Les États-Unis ne sont pas devenus la nouvelle patrie du socialisme. Voilà
qui devrait rassurer certains éditorialistes, ceux qui font de l’orthodoxie
néolibérale l’alpha et l’oméga de la pensée économique. Mais de l’autre côté de
l’Atlantique les choses bougent. Il suffit de regarder l’ampleur du plan
d’investissement dans les infrastructures, de 2 000 milliards, d’écouter
Janet Yellen, la nouvelle secrétaire d’État au Trésor, à propos d’une taxe sur
les géants du numérique et de l’instauration d’un impôt minimal sur les
sociétés, et de se souvenir de la proposition de doubler le salaire minimum.
Le pragmatisme, dont on dit qu’il est une qualité typiquement
états-unienne, n’est pas absent de ces récentes annonces de la nouvelle
administration Biden. Mais il n’y a pas que cela. Si l’administration Biden
peut se permettre d’avancer de telles propositions, c’est aussi qu’elle y est
contrainte par le rapport de forces. La victoire du candidat démocrate l’année
dernière n’est pas uniquement basée sur un rejet de Trump. Elle est également
le marqueur d’une aspiration à autre chose. Illustration de cet état d’esprit,
ce sondage qui montre que, pour 73 % des Américains, l’augmentation des impôts
pour les plus riches doit constituer une « priorité extrêmement
importante » pour Biden.
Ce n’est pas le grand
soir aux États-Unis, mais le Figaro parle de « la seconde mort
de Ronald Reagan ». Que Tina ( There is no alternative, « Il
n’y a pas d’alternative », pensée chère à Thatcher) soit autant malmenée
outre-Atlantique met douloureusement en relief le fait que le néolibéralisme et
l’ordolibéralisme restent les doctrines qui guident les choix économiques en
Europe et en France.

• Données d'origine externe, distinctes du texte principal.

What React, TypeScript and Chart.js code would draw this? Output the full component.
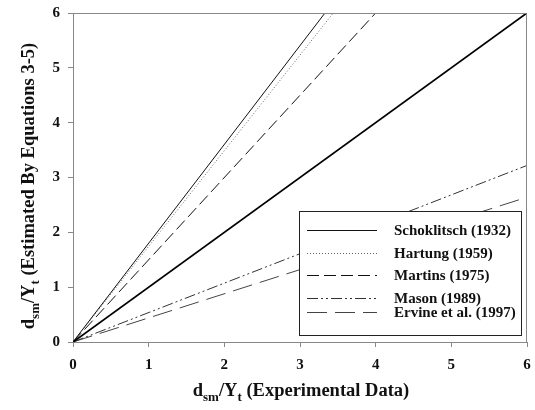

Ici, le gouvernement annonce le retour du dogme du 3 % de
déficit, une nouvelle révision des politiques publiques se traduisant par un
nouveau recul des services publics, et l’instauration d’une « règle
d’or » de rigueur budgétaire qui contraindrait les gouvernements
suivants à rester dans l’orthodoxie néolibérale. Et si, plutôt que d’écouter
des vieilles lunes, on regardait ce qui se passe à l’ouest.